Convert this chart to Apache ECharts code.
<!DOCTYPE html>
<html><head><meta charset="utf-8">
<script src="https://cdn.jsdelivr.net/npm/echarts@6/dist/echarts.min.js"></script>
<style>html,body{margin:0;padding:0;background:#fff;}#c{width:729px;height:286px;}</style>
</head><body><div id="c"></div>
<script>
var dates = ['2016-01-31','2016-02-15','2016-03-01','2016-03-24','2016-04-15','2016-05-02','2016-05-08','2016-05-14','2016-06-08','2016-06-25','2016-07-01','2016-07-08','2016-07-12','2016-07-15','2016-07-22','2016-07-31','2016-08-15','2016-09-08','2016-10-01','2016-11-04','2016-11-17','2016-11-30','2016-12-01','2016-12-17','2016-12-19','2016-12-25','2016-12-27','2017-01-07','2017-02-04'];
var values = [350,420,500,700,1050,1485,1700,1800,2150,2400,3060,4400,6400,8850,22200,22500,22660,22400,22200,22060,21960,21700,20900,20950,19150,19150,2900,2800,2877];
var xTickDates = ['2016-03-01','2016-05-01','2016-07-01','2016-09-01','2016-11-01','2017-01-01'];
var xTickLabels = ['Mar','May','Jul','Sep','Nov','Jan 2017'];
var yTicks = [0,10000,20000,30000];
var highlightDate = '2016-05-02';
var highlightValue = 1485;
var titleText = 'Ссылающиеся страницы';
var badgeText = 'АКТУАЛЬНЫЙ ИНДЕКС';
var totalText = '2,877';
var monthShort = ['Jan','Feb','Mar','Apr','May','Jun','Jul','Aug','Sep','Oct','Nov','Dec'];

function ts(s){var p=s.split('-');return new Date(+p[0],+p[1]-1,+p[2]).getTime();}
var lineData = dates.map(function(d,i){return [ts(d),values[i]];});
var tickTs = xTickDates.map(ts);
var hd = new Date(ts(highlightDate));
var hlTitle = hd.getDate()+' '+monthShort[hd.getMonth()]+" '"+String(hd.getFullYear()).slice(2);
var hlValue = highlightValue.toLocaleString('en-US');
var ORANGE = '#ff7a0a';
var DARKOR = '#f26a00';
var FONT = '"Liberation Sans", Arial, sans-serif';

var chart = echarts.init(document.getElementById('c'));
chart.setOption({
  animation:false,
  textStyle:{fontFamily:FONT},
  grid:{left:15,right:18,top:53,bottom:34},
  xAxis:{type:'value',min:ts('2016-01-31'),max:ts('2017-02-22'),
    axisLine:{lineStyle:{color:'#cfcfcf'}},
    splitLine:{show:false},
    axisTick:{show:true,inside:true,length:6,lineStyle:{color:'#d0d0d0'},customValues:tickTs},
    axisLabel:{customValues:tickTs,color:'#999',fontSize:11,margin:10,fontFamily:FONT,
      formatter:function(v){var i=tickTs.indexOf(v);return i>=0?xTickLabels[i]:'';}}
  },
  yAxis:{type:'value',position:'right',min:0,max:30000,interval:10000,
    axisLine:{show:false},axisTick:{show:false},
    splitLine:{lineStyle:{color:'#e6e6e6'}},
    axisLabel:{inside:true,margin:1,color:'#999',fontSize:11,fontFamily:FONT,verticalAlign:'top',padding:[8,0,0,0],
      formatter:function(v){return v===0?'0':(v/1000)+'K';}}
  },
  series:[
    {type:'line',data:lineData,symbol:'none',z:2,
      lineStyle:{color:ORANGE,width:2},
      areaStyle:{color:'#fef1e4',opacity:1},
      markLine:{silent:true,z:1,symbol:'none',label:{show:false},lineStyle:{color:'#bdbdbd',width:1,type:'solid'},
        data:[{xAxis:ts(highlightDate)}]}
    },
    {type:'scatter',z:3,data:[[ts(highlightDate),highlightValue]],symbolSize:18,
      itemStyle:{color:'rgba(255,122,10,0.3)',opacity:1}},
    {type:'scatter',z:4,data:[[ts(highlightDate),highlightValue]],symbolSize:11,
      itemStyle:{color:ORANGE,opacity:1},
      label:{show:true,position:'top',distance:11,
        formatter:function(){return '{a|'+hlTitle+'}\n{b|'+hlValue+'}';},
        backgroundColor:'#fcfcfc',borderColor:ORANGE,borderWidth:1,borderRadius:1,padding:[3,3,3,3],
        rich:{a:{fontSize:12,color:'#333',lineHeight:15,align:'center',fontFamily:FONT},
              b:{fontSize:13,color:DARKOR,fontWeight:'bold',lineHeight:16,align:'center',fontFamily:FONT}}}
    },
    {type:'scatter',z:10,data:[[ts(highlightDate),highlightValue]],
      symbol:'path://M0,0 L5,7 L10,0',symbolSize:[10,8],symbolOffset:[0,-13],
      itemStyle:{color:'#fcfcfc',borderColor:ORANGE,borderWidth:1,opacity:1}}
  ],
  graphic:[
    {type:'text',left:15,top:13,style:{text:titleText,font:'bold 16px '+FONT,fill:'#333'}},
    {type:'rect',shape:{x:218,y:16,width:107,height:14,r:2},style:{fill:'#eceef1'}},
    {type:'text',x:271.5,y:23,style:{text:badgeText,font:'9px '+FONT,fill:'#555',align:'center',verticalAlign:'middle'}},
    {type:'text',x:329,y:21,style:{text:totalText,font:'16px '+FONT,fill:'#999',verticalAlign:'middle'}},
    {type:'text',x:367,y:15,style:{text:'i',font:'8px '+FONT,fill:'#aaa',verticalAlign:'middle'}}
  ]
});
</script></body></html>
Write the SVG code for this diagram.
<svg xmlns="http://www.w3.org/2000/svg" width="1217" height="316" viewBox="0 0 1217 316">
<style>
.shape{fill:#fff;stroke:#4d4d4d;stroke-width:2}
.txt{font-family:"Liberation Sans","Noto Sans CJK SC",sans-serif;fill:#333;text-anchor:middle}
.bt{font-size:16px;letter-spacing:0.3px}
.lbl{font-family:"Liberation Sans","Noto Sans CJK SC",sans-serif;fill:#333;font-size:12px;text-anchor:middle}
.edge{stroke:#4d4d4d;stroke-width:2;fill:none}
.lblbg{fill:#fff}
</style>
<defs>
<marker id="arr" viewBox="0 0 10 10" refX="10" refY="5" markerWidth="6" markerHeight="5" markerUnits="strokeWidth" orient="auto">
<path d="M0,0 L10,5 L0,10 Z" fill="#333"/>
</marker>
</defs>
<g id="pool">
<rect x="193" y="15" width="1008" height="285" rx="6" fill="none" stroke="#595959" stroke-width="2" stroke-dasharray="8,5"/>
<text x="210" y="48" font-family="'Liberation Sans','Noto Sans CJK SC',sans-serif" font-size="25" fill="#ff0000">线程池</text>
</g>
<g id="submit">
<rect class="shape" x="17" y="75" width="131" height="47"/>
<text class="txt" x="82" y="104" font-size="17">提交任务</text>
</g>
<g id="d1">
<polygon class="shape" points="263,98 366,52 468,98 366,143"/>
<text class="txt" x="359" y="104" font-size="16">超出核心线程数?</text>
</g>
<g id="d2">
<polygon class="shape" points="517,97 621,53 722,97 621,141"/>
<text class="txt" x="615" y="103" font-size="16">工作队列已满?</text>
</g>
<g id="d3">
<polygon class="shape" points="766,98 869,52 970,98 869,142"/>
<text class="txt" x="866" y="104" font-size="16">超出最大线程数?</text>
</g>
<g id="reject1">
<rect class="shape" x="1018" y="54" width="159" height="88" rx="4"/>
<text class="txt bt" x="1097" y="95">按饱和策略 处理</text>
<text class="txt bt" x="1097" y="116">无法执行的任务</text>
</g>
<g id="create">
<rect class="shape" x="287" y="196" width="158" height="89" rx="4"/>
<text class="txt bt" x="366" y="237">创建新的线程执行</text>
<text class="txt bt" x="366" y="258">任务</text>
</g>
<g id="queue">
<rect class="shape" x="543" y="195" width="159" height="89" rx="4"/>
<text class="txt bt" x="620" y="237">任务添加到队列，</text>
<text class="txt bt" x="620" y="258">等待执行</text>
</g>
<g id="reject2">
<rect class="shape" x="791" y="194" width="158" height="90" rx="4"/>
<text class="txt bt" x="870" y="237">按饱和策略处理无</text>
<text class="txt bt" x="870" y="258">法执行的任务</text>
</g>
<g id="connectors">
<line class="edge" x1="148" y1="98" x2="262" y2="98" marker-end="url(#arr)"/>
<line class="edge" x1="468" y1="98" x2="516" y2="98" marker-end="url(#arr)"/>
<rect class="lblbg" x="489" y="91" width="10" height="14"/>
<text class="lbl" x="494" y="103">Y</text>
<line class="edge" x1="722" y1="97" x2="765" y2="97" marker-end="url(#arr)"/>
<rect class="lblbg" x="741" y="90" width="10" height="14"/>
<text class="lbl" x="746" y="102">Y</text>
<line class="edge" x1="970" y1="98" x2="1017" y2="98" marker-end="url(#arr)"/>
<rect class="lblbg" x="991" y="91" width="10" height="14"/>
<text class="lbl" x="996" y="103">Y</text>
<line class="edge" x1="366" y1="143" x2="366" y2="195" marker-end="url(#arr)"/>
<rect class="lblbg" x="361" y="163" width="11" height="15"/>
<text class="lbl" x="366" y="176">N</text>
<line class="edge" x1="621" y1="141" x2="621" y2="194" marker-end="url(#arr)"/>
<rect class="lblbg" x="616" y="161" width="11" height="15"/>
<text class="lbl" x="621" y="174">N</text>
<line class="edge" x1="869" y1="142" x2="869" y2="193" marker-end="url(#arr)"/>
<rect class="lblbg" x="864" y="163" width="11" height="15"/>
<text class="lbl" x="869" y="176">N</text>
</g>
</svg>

Aim:
From the entries above, copy every line where the word "code" shows up.

Solution for this exercise:
Convert this chart to Apache ECharts code.
Write the SVG code for this diagram.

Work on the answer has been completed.